SOURCE DATA
►

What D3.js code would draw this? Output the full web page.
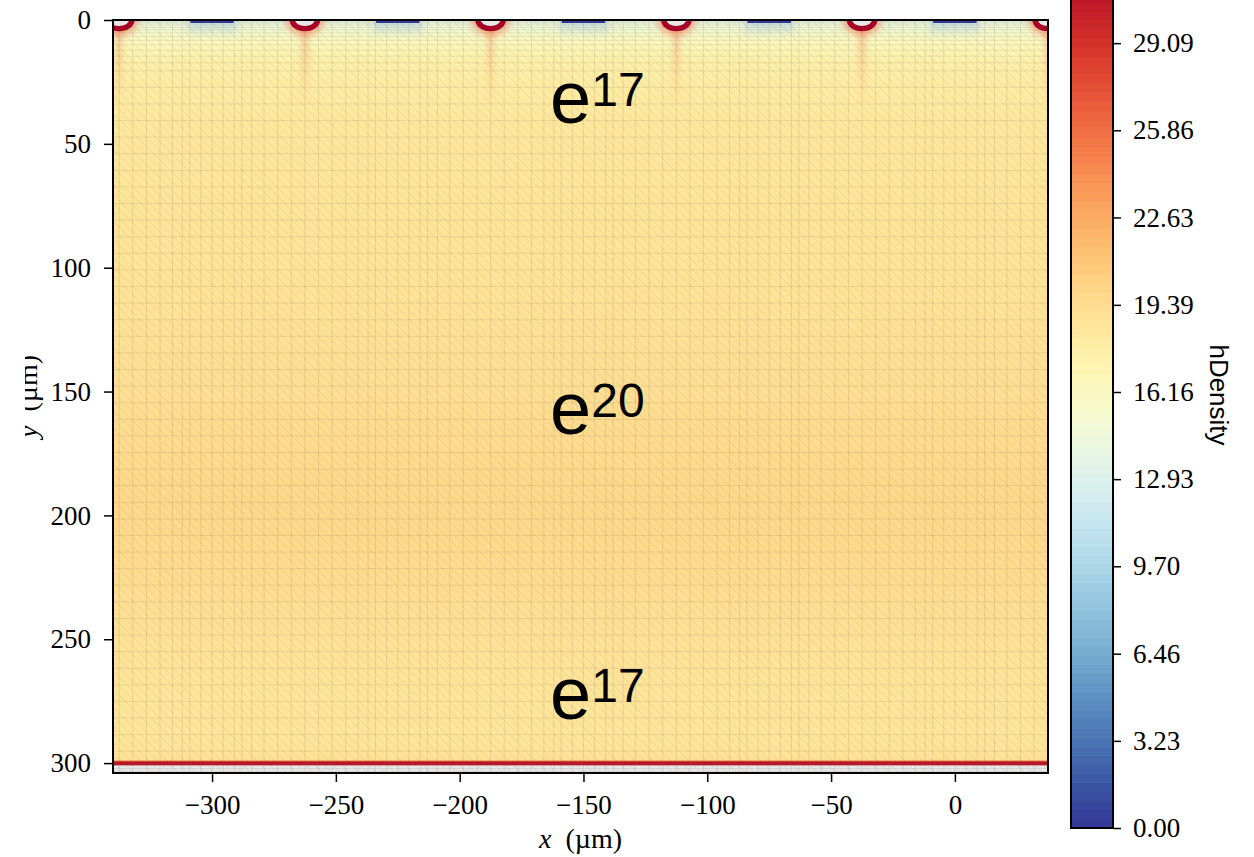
<!DOCTYPE html>
<html>
<head>
<meta charset="utf-8">
<script src="https://cdn.jsdelivr.net/npm/d3@7"></script>
<style>
  body { margin: 0; background: #fff; }
  svg { display: block; }
  .tick text { font-family: "Liberation Serif", "DejaVu Serif", serif; font-size: 27px; fill: #000; }
  .tick line { stroke: #000; stroke-width: 1.5px; }
</style>
</head>
<body>
<svg id="chart" width="1254" height="857"></svg>
<script>
// depth profile of hDensity
const depthUm  = [0, 1.5, 4, 7, 11, 16, 25, 40, 70, 110, 150, 175, 195, 215, 240, 270, 290, 297, 298.6, 299.1, 299.5, 300.9];
const hDensity = [13.6, 14.3, 15.1, 15.9, 16.7, 17.4, 18.0, 18.4, 18.7, 18.9, 19.2, 19.6, 19.8, 19.6, 19.1, 18.7, 18.7, 18.9, 19.2, 24.0, 31.0, 31.0];

// top contacts
const electrodeX = [-337.5, -262.5, -187.5, -112.5, -37.5, 37.5];
const contactX   = [-300, -225, -150, -75, 0];

const xTicks  = [-300, -250, -200, -150, -100, -50, 0];
const yTicks  = [0, 50, 100, 150, 200, 250, 300];
const cbTicks = [0.00, 3.23, 6.46, 9.70, 12.93, 16.16, 19.39, 22.63, 25.86, 29.09];
const cbMax = 32.32;

// doping annotations
const annotExp   = ["17", "20", "17"];
const annotDepth = [41.6, 167.1, 282.2];
const annotX = -163.5;

const svg = d3.select("#chart");
const defs = svg.append("defs");

const x = d3.scaleLinear().domain([-340, 37.6]).range([113, 1048]);
const y = d3.scaleLinear().domain([0, 304]).range([20, 773]);
const color = v => d3.interpolateRdYlBu(1 - v / cbMax);
const um = d => x(d) - x(0);
const oxideTop = depthUm[depthUm.length - 1];

defs.append("clipPath").attr("id", "plotClip")
  .append("rect").attr("x", x(-340)).attr("y", y(0))
  .attr("width", x(37.6) - x(-340)).attr("height", y(304) - y(0));

// vertical doping profile as gradient
const grad = defs.append("linearGradient").attr("id", "profile")
  .attr("gradientUnits", "userSpaceOnUse")
  .attr("x1", 0).attr("x2", 0)
  .attr("y1", y(0)).attr("y2", y(oxideTop));
grad.selectAll("stop").data(depthUm).enter().append("stop")
  .attr("offset", d => d / oxideTop)
  .attr("stop-color", (d, i) => color(hDensity[i]));

const streak = defs.append("linearGradient").attr("id", "streak")
  .attr("x1", 0).attr("x2", 0).attr("y1", 0).attr("y2", 1);
streak.append("stop").attr("offset", 0).attr("stop-color", "#f46d43").attr("stop-opacity", 0.35);
streak.append("stop").attr("offset", 1).attr("stop-color", "#f46d43").attr("stop-opacity", 0);

const blueGlow = defs.append("linearGradient").attr("id", "blueGlow")
  .attr("x1", 0).attr("x2", 0).attr("y1", 0).attr("y2", 1);
blueGlow.append("stop").attr("offset", 0).attr("stop-color", "#a9cfe4").attr("stop-opacity", 0.6);
blueGlow.append("stop").attr("offset", 1).attr("stop-color", "#a9cfe4").attr("stop-opacity", 0);

defs.append("filter").attr("id", "blur")
  .append("feGaussianBlur").attr("stdDeviation", 3);
defs.append("filter").attr("id", "blurS").attr("x", "-50%").attr("width", "200%")
  .append("feGaussianBlur").attr("stdDeviation", 2.5);

const hatch = defs.append("pattern").attr("id", "hatch")
  .attr("patternUnits", "userSpaceOnUse").attr("width", 9).attr("height", 9);
hatch.append("line").attr("x1", 0).attr("y1", 0).attr("x2", 9).attr("y2", 9)
  .attr("stroke", "#7d6d50").attr("stroke-opacity", 0.16).attr("stroke-width", 0.8);

const plot = svg.append("g").attr("clip-path", "url(#plotClip)");

// oxide strip below the silicon
plot.append("rect").attr("x", x(-340)).attr("y", y(oxideTop))
  .attr("width", x(37.6) - x(-340)).attr("height", y(304) - y(oxideTop))
  .attr("fill", "#e8e8e8");

plot.append("rect").attr("x", x(-340)).attr("y", y(0))
  .attr("width", x(37.6) - x(-340)).attr("height", y(oxideTop) - y(0))
  .attr("fill", "url(#profile)");

// blue glow under the flat contacts
plot.selectAll(".cglow").data(contactX).enter().append("rect")
  .attr("x", d => x(d - 10)).attr("y", y(0))
  .attr("width", um(20)).attr("height", y(7) - y(0))
  .attr("fill", "url(#blueGlow)").attr("filter", "url(#blurS)");

// orange streaks under the round contacts
plot.selectAll(".streak").data(electrodeX).enter().append("rect")
  .attr("x", d => x(d) - 4).attr("y", y(0))
  .attr("width", 8).attr("height", y(34) - y(0))
  .attr("fill", "url(#streak)").attr("filter", "url(#blurS)");

// mesh
const meshG = plot.append("g");
meshG.append("rect").attr("x", x(-340)).attr("y", y(0))
  .attr("width", x(37.6) - x(-340)).attr("height", y(304) - y(0))
  .attr("fill", "url(#hatch)");
const cellOffsets = [-37.5, -32, -26.5, -21, -16, -12, -9, -4.5, 0, 4.5, 9, 12, 16, 21, 26.5, 32];
const vLines = contactX.concat([75]).flatMap(c => cellOffsets.map(o => c + o));
meshG.selectAll(".vl").data(vLines).enter().append("line")
  .attr("x1", d => x(d)).attr("x2", d => x(d))
  .attr("y1", y(0)).attr("y2", y(304))
  .attr("stroke", "#6f6048").attr("stroke-opacity", 0.15).attr("stroke-width", 1);
const hLines = [0.6, 1.2, 2, 3, 4, 5.2, 6.6, 8.2, 10, 12.2, 14.6, 17.3]
  .concat(d3.range(20.5, 298, 6.7)).concat([299.5, 301, 302.2, 303.3]);
meshG.selectAll(".hl").data(hLines).enter().append("line")
  .attr("x1", x(-340)).attr("x2", x(37.6))
  .attr("y1", d => y(d)).attr("y2", d => y(d))
  .attr("stroke", "#6f6048").attr("stroke-opacity", 0.14).attr("stroke-width", 1);

// flat contacts
plot.selectAll(".contact").data(contactX).enter().append("rect")
  .attr("x", d => x(d - 8.75)).attr("y", y(0))
  .attr("width", um(17.5)).attr("height", y(1.2) - y(0))
  .attr("fill", "#313695");

// round contacts
const el = plot.selectAll(".el").data(electrodeX).enter().append("g");
el.append("ellipse").attr("cx", d => x(d)).attr("cy", y(0))
  .attr("rx", um(7.8)).attr("ry", y(6.2) - y(0))
  .attr("fill", "#f46d43").attr("opacity", 0.5).attr("filter", "url(#blur)");
el.append("ellipse").attr("cx", d => x(d)).attr("cy", y(0))
  .attr("rx", um(6.2)).attr("ry", y(4.5) - y(0))
  .attr("fill", "#a50026");
el.append("ellipse").attr("cx", d => x(d)).attr("cy", y(0))
  .attr("rx", um(4)).attr("ry", y(2.4) - y(0))
  .attr("fill", "#e9e6e6");

// frame
svg.append("rect").attr("x", x(-340)).attr("y", y(0))
  .attr("width", x(37.6) - x(-340)).attr("height", y(304) - y(0))
  .attr("fill", "none").attr("stroke", "#000").attr("stroke-width", 2);

// axes
const xAxis = svg.append("g").attr("transform", `translate(0,${y(304)})`)
  .call(d3.axisBottom(x).tickValues(xTicks).tickSize(9).tickPadding(13));
xAxis.select(".domain").remove();
const yAxis = svg.append("g").attr("transform", `translate(${x(-340)},0)`)
  .call(d3.axisLeft(y).tickValues(yTicks).tickSize(9).tickPadding(13));
yAxis.select(".domain").remove();

const xl = svg.append("text").attr("x", (x(-340) + x(37.6)) / 2).attr("y", 848)
  .attr("text-anchor", "middle")
  .attr("font-family", "Liberation Serif, DejaVu Serif, serif").attr("font-size", 28);
xl.append("tspan").attr("font-style", "italic").text("x");
xl.append("tspan").text("\u00a0\u00a0(µm)");

defs.append("clipPath").attr("id", "ylClip")
  .append("rect").attr("x", 25).attr("y", 0).attr("width", 60).attr("height", 857);
const yl = svg.append("g").attr("clip-path", "url(#ylClip)")
  .append("text")
  .attr("transform", `translate(37,${(y(0) + y(304)) / 2}) rotate(-90)`)
  .attr("text-anchor", "middle")
  .attr("font-family", "Liberation Serif, DejaVu Serif, serif").attr("font-size", 28);
yl.append("tspan").attr("font-style", "italic").text("y");
yl.append("tspan").text("\u00a0\u00a0(µm)");

// annotations
annotExp.forEach((e, i) => {
  const t = svg.append("text").attr("x", x(annotX)).attr("y", y(annotDepth[i]))
    .attr("font-family", "Liberation Sans, Arial, sans-serif").attr("fill", "#000");
  t.append("tspan").attr("font-size", 74).text("e");
  t.append("tspan").attr("font-size", 48).attr("dy", -17).text(e);
});

// colorbar
const cb = d3.scaleLinear().domain([0, cbMax]).range([828, 828 - cbMax * 26.98]);
const cbX = 1071, cbW = 42;
const nLev = 96;
const levels = d3.range(nLev).map(i => i * cbMax / nLev);
svg.append("g").selectAll("rect").data(levels).enter().append("rect")
  .attr("x", cbX).attr("width", cbW)
  .attr("y", d => cb(d + cbMax / nLev))
  .attr("height", d => cb(d) - cb(d + cbMax / nLev) + 0.6)
  .attr("fill", d => color(d + cbMax / nLev / 2));
svg.append("rect").attr("x", cbX).attr("y", cb(cbMax)).attr("width", cbW)
  .attr("height", cb(0) - cb(cbMax))
  .attr("fill", "none").attr("stroke", "#000").attr("stroke-width", 2);
const cbAxis = svg.append("g").attr("transform", `translate(${cbX + cbW},0)`)
  .call(d3.axisRight(cb).tickValues(cbTicks).tickFormat(d3.format(".2f")).tickSize(8).tickPadding(12));
cbAxis.select(".domain").remove();

svg.append("text").attr("transform", "translate(1210,395) rotate(90)")
  .attr("text-anchor", "middle")
  .attr("font-family", "Liberation Sans, Arial, sans-serif").attr("font-size", 26)
  .text("hDensity");
</script>
</body>
</html>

◄

TASK STATEMENT
Take the lines from the start of the material to the line with "-150, -75, 0];", both included, and transcribe them exactly without the pictures.

FULL ANSWER
What D3.js code would draw this? Output the full web page.
<!DOCTYPE html>
<html>
<head>
<meta charset="utf-8">
<script src="https://cdn.jsdelivr.net/npm/d3@7"></script>
<style>
  body { margin: 0; background: #fff; }
  svg { display: block; }
  .tick text { font-family: "Liberation Serif", "DejaVu Serif", serif; font-size: 27px; fill: #000; }
  .tick line { stroke: #000; stroke-width: 1.5px; }
</style>
</head>
<body>
<svg id="chart" width="1254" height="857"></svg>
<script>
// depth profile of hDensity
const depthUm  = [0, 1.5, 4, 7, 11, 16, 25, 40, 70, 110, 150, 175, 195, 215, 240, 270, 290, 297, 298.6, 299.1, 299.5, 300.9];
const hDensity = [13.6, 14.3, 15.1, 15.9, 16.7, 17.4, 18.0, 18.4, 18.7, 18.9, 19.2, 19.6, 19.8, 19.6, 19.1, 18.7, 18.7, 18.9, 19.2, 24.0, 31.0, 31.0];

// top contacts
const electrodeX = [-337.5, -262.5, -187.5, -112.5, -37.5, 37.5];
const contactX   = [-300, -225, -150, -75, 0];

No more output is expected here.